The GAB was replaced, and the state returned to the days of having two toothless bodies, the Wisconsin Elections Commission, and Wisconsin Ethics Commission, each with an even number of Republican and Democratic appointees. That 50/50 split, says Jay Heck, executive director of the good government group Common Cause of Wisconsin, assures that you can’t get a majority vote to investigate a politician of either party. “Nothing goes forward. It’s designed to fail,” he charges.
The law also ended the independent funding for investigations that the GAB had. Now, in the unlikely event that the elections or ethics committee would vote to investigate corruption, it would need to seek funding for this from the Legislature. This has yet to happen in the four years since the new system was created. Meanwhile, Republicans in the state Senate refused to approve appointees for executive director of the Elections and Ethics commissions, making it crystal clear these bodies had no real independence.
The new law also made secret John Doe probes illegal, but only against politicians. “The only people in the whole state who are immune from prosecution by a John Doe prosecutor are the legislators themselves, who immunized themselves! Nice work if you can get it,” Rothschild chides.
The reason for secrecy in a Doe probe was to make sure potential witnesses didn’t alert each other of the questions being asked. Thus a prosecutor could give someone immunity from prosecution and bar them from talking about it while going after someone higher up in the probe.
But Republicans complained that details of the Doe probe were being leaked to the press. And they argued that prosecutors could still convene a Grand Jury to investigate corruption.

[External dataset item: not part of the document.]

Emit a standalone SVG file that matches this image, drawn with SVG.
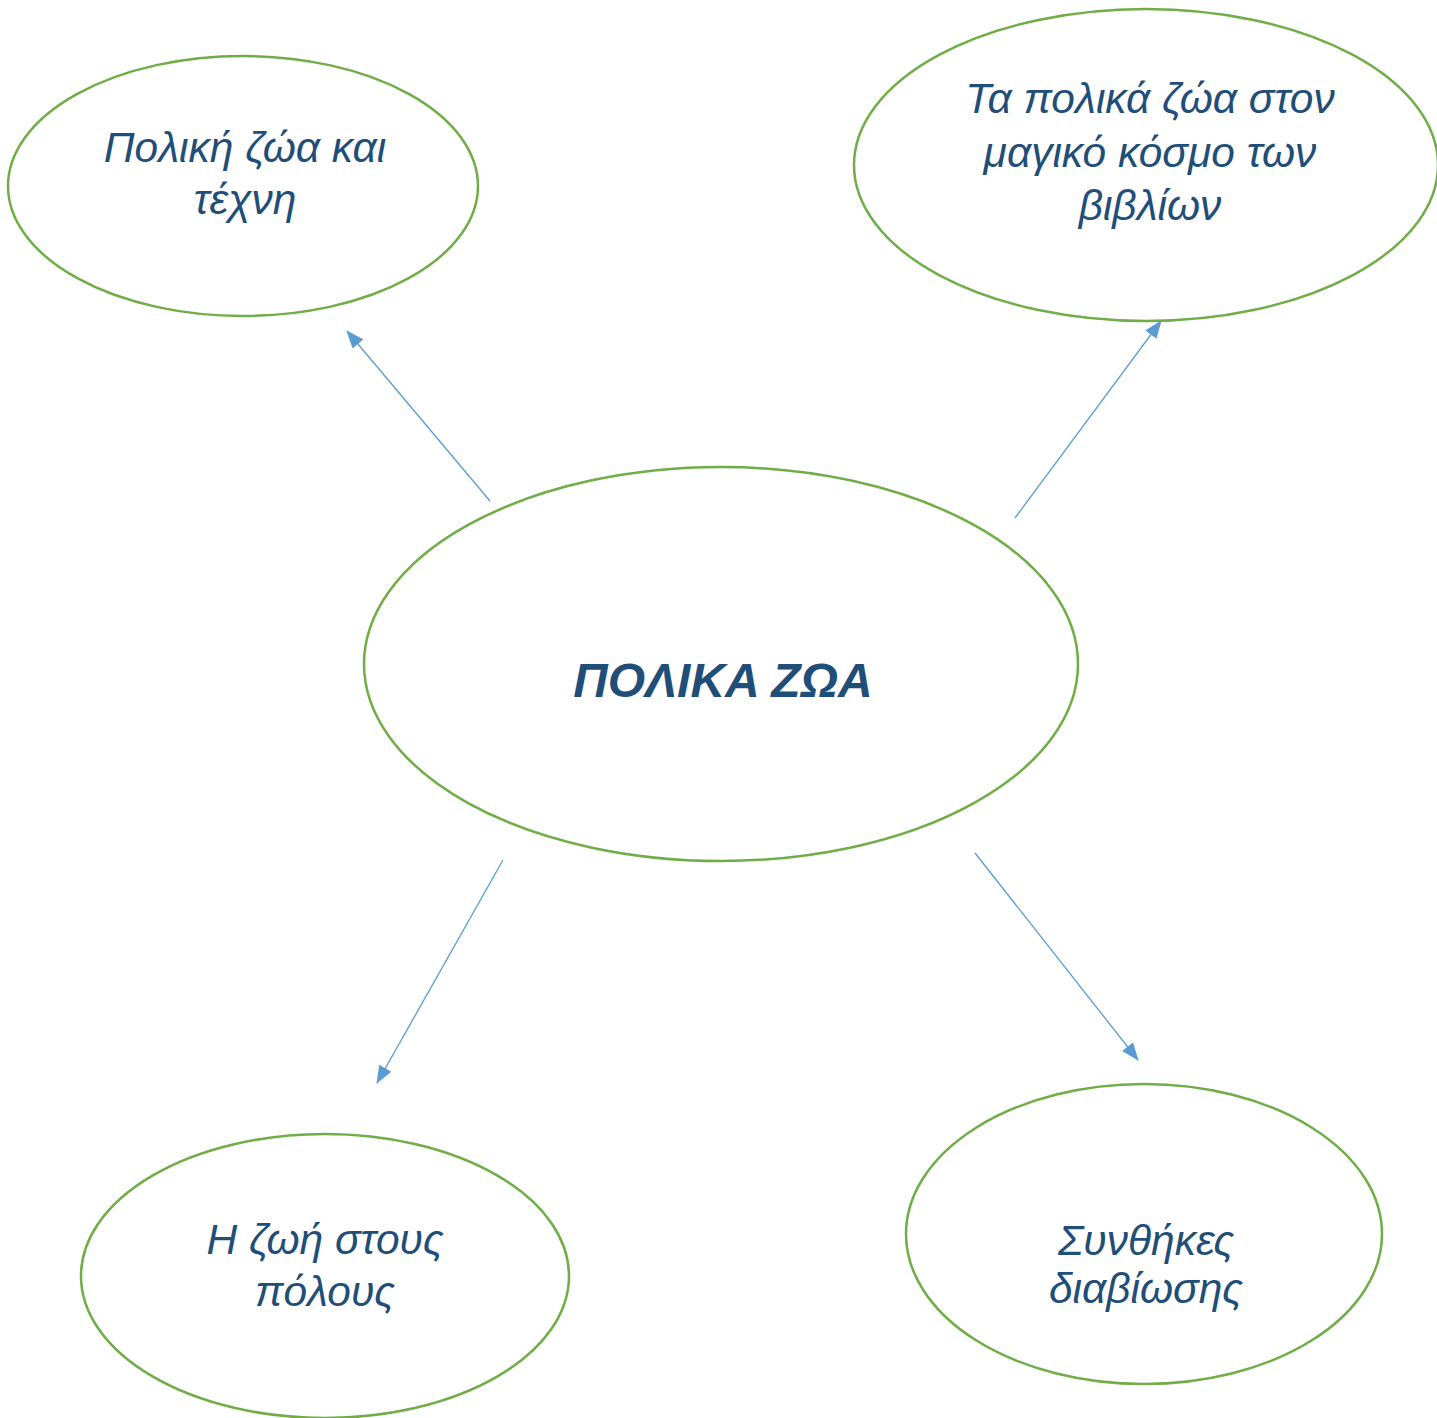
<svg xmlns="http://www.w3.org/2000/svg" width="1437" height="1418" viewBox="0 0 1437 1418">
<defs>
<style>
.node ellipse{fill:#fff;stroke:#70AD47;stroke-width:2.5}
.lbl{font-family:"Liberation Sans",Arial,sans-serif;font-style:italic;font-size:42.5px;fill:#1F4E79;text-anchor:middle}
.main{font-weight:bold;font-size:48px}
.conn line{stroke:#5B9BD5;stroke-width:1.3}
</style>
<marker id="ah" markerUnits="userSpaceOnUse" markerWidth="18" markerHeight="14" refX="17" refY="7" orient="auto">
<path d="M0,0 L18,7 L0,14 Z" fill="#5B9BD5"/>
</marker>
</defs>
<rect width="1437" height="1418" fill="#fff"/>
<g id="connectors" class="conn">
<line x1="490" y1="501" x2="347" y2="331" marker-end="url(#ah)"/>
<line x1="1015" y1="518" x2="1161" y2="321" marker-end="url(#ah)"/>
<line x1="503" y1="860" x2="377" y2="1083" marker-end="url(#ah)"/>
<line x1="975" y1="853" x2="1138" y2="1060" marker-end="url(#ah)"/>
</g>
<g id="node-center" class="node">
<ellipse cx="721" cy="664" rx="357" ry="197"/>
<text class="lbl main" x="723" y="697">ΠΟΛΙΚΑ ΖΩΑ</text>
</g>
<g id="node-art" class="node">
<ellipse cx="243" cy="186" rx="235" ry="130"/>
<text class="lbl" x="245" y="162">Πολική ζώα και</text>
<text class="lbl" x="245" y="214">τέχνη</text>
</g>
<g id="node-books" class="node">
<ellipse cx="1146" cy="165" rx="292" ry="156"/>
<text class="lbl" x="1150" y="113">Τα πολικά ζώα στον</text>
<text class="lbl" x="1150" y="167">μαγικό κόσμο των</text>
<text class="lbl" x="1150" y="220">βιβλίων</text>
</g>
<g id="node-poles" class="node">
<ellipse cx="325" cy="1276" rx="244" ry="142"/>
<text class="lbl" x="325" y="1254">Η ζωή στους</text>
<text class="lbl" x="325" y="1306">πόλους</text>
</g>
<g id="node-living" class="node">
<ellipse cx="1144" cy="1234" rx="238" ry="150"/>
<text class="lbl" x="1146" y="1255">Συνθήκες</text>
<text class="lbl" x="1146" y="1303">διαβίωσης</text>
</g>
</svg>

A Grand Jury probe, however, isn’t necessarily foolproof against leaks to the press. (It typically has more people involved and more potential leakers.) It is, however, far more expensive that a simple John Doe probe.
“A John Doe probe costs much less,” Heck notes. “And political corruption cases are much lower on the totem pole for counties than other cases.” So they are unlikely to convene grand juries to prosecute corrupt politicians.

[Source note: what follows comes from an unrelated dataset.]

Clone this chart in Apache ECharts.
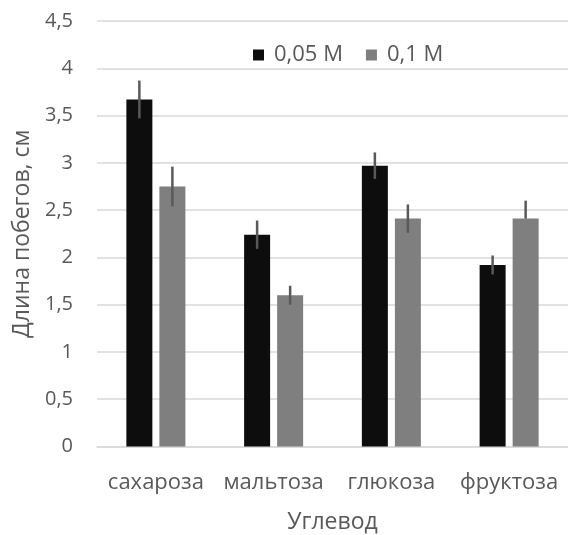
<!DOCTYPE html>
<html><head><meta charset="utf-8">
<script src="https://cdn.jsdelivr.net/npm/echarts@6/dist/echarts.min.js"></script>
<style>html,body{margin:0;padding:0;background:#fff}#c{width:568px;height:535px}</style>
</head><body><div id="c"></div>
<script>
const categories = ['сахароза', 'мальтоза', 'глюкоза', 'фруктоза'];
const seriesNames = ['0,05 M', '0,1 M'];
const values005 = [3.67, 2.24, 2.97, 1.92];
const values01 = [2.75, 1.60, 2.41, 2.41];
const errPlus005 = [0.20, 0.15, 0.14, 0.10];
const errMinus005 = [0.20, 0.15, 0.14, 0.10];
const errPlus01 = [0.21, 0.10, 0.15, 0.19];
const errMinus01 = [0.21, 0.10, 0.15, 0.0];
const yTicks = ['0','0,5','1','1,5','2','2,5','3','3,5','4','4,5'];

const FONT = '"Open Sans", sans-serif';
const TXT = '#595959';
const BAR_W = 26, GAP = 0.27;
const offset = (BAR_W + BAR_W * GAP) / 2;

function errSeries(vals, minus, plus, sign) {
  return {
    type: 'custom', z: 10, silent: true,
    renderItem: function (params, api) {
      const i = api.value(0);
      const v = api.value(1);
      const top = api.coord([i, v + api.value(3)]);
      const bot = api.coord([i, v - api.value(2)]);
      const x = top[0] + sign * offset;
      return { type: 'line', shape: { x1: x, y1: top[1], x2: x, y2: bot[1] },
        style: { stroke: '#595959', lineWidth: 2.5 } };
    },
    data: vals.map((v, i) => [i, v, minus[i], plus[i]])
  };
}

const chart = echarts.init(document.getElementById('c'), null, { renderer: 'canvas' });
chart.setOption({
  animation: false,
  legend: {
    data: seriesNames, left: 248, top: 39, icon: 'rect', itemWidth: 11, itemHeight: 11,
    itemGap: 23, textStyle: { fontFamily: FONT, fontSize: 22, color: TXT, padding: [0, 0, 0, 5] }
  },
  grid: { left: 97, right: 0, top: 21, bottom: 88.5, containLabel: false, outerBoundsMode: 'none' },
  xAxis: {
    type: 'category', data: categories,
    name: 'Углевод', nameLocation: 'middle', nameGap: 64,
    nameTextStyle: { fontFamily: FONT, fontSize: 23, color: TXT },
    axisLine: { lineStyle: { color: '#d9d9d9', width: 1.5 } },
    axisTick: { show: false },
    axisLabel: { fontFamily: FONT, fontSize: 22, color: TXT, margin: 25, interval: 0 }
  },
  yAxis: {
    type: 'value', min: 0, max: 4.5, interval: 0.5,
    name: 'Длина побегов, см', nameLocation: 'middle', nameGap: 50, nameRotate: 90,
    nameTextStyle: { fontFamily: FONT, fontSize: 23, color: TXT },
    axisLine: { show: false }, axisTick: { show: false },
    splitLine: { lineStyle: { color: '#d9d9d9', width: 1.5 } },
    axisLabel: { color: TXT, margin: 11,
      formatter: (v) => '{v|' + yTicks[Math.round(v * 2)] + '}',
      rich: { v: { fontFamily: FONT, fontSize: 20, color: TXT, width: 45, align: 'right',
        padding: [0, 13, 0, 0] } } }
  },
  series: [
    { name: seriesNames[0], type: 'bar', data: values005, barWidth: BAR_W, barGap: '27%',
      itemStyle: { color: '#0d0d0d' } },
    { name: seriesNames[1], type: 'bar', data: values01, barWidth: BAR_W, barGap: '27%',
      itemStyle: { color: '#7f7f7f' } },
    errSeries(values005, errMinus005, errPlus005, -1),
    errSeries(values01, errMinus01, errPlus01, 1)
  ]
});
</script></body></html>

The elimination of the GAB and John Doe political probes took away the two main tools to investigate political corruption, Heck says. “They knew it is going to be more difficult to investigate it,” and that’s why they passed the laws, he notes.
“Coordination is still illegal on the federal level and in every other state except Florida,” Heck notes.

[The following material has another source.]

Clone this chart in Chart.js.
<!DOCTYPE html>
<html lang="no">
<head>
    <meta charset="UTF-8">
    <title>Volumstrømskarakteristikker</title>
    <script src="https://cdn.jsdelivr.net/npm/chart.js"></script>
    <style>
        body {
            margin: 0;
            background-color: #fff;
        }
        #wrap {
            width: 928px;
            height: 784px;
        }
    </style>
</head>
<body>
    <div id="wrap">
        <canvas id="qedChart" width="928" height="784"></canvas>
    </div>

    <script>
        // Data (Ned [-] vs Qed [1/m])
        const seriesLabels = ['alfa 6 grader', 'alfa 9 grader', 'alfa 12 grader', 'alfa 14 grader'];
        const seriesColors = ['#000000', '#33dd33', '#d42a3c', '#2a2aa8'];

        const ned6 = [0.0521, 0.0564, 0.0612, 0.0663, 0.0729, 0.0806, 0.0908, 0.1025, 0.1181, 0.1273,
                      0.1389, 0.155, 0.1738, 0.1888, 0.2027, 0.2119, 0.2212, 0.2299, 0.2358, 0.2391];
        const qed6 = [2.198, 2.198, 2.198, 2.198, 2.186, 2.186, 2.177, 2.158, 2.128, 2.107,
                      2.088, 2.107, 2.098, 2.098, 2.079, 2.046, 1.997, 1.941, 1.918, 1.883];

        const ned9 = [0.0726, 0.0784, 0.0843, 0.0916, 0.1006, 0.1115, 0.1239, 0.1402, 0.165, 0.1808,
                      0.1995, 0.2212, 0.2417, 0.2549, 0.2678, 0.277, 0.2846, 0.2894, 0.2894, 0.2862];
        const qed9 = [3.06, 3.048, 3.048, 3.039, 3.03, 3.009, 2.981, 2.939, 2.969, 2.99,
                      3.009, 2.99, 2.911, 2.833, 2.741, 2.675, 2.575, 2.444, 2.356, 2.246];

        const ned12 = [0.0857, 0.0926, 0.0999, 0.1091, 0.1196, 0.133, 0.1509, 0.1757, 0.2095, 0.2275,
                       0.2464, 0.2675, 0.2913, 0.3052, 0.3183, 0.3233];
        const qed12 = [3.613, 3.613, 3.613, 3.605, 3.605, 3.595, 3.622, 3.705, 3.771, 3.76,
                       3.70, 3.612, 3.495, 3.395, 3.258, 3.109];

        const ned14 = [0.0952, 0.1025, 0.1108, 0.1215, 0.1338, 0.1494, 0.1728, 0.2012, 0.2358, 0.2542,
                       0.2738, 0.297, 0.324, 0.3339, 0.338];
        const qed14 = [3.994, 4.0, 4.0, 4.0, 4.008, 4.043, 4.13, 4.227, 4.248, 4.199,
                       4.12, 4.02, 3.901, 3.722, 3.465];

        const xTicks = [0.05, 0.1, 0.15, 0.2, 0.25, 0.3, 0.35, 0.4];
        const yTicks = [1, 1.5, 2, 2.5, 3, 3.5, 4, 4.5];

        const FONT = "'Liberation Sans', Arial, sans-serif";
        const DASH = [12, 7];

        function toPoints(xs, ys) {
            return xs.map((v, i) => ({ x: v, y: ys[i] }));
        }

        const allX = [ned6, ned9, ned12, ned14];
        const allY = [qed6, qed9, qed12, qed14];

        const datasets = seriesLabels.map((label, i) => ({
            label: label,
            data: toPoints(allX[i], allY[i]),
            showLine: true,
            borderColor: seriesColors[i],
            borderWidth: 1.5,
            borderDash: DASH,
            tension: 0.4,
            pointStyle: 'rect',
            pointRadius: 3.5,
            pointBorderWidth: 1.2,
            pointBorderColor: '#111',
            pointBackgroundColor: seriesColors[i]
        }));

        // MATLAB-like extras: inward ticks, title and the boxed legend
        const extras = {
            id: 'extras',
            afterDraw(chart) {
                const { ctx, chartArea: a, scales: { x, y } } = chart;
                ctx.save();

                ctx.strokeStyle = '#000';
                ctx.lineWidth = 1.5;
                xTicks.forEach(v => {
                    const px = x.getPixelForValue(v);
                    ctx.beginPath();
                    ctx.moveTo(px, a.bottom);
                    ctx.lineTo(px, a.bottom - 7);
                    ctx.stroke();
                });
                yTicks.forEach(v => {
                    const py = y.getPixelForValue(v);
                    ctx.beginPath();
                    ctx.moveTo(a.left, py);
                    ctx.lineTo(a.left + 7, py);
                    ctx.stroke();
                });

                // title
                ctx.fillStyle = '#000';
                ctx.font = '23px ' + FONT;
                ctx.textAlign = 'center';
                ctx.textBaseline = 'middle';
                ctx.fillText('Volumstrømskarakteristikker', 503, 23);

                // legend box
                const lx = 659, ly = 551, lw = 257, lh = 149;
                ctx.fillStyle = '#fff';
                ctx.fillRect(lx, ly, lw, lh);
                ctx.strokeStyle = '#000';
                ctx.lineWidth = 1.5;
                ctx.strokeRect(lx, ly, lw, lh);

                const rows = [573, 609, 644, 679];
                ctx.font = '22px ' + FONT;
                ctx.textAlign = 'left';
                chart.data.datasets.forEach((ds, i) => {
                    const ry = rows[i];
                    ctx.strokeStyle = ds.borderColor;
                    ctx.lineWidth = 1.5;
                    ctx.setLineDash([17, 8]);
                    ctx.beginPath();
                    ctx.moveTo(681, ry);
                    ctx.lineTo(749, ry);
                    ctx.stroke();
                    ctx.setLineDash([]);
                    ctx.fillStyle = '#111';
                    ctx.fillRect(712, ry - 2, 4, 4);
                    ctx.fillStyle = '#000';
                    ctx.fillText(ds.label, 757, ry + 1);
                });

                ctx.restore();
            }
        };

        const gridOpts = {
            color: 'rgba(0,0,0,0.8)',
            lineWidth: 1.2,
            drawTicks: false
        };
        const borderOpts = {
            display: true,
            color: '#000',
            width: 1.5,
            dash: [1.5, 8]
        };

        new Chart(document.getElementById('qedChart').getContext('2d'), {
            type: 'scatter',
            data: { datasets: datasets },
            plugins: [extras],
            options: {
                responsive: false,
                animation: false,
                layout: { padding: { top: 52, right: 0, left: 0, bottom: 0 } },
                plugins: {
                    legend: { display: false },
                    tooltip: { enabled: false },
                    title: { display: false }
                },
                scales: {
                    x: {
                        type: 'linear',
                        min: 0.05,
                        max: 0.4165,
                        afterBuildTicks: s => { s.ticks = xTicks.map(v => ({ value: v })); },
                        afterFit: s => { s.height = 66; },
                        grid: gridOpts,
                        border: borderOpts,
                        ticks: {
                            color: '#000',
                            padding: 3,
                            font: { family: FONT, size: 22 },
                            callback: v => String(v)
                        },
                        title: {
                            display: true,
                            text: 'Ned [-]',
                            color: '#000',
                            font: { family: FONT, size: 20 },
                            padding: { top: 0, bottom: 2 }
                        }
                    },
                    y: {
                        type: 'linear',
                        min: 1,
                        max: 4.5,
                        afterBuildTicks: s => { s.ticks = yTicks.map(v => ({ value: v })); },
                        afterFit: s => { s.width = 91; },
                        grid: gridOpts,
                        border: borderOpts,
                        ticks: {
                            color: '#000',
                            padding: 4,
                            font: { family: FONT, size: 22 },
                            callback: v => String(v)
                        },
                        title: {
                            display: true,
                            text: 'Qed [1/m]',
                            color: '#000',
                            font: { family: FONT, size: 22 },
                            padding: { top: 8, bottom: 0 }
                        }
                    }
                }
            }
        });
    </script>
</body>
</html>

“Is campaign coordination going on now is Wisconsin? Absolutely,” he says.”Both parties are doing it.”
As for government-paid workers campaigning on the taxpayer’s dime, and whether that’s now becoming more common, Rothschild says: “I have no way of knowing, but there’s no cop on the beat anymore!”
Without the tools of a John Doe or GAB probe, legislative staff have less reason to fear an investigation. Is any prosecutor likely to look at Bryant’s job as talk show host communicating with voters in Taylor’s district? That’s unlikely.
“And the further away you get from the caucus scandal the less people remember of it,” Heck notes. Government staff can point to Bryant and Koremenos and conclude it’s okay to overlap your government and campaign work. Republicans may have passed those 2015 laws to help Walker and other party members, but it’s opened the door for both parties to flout the law.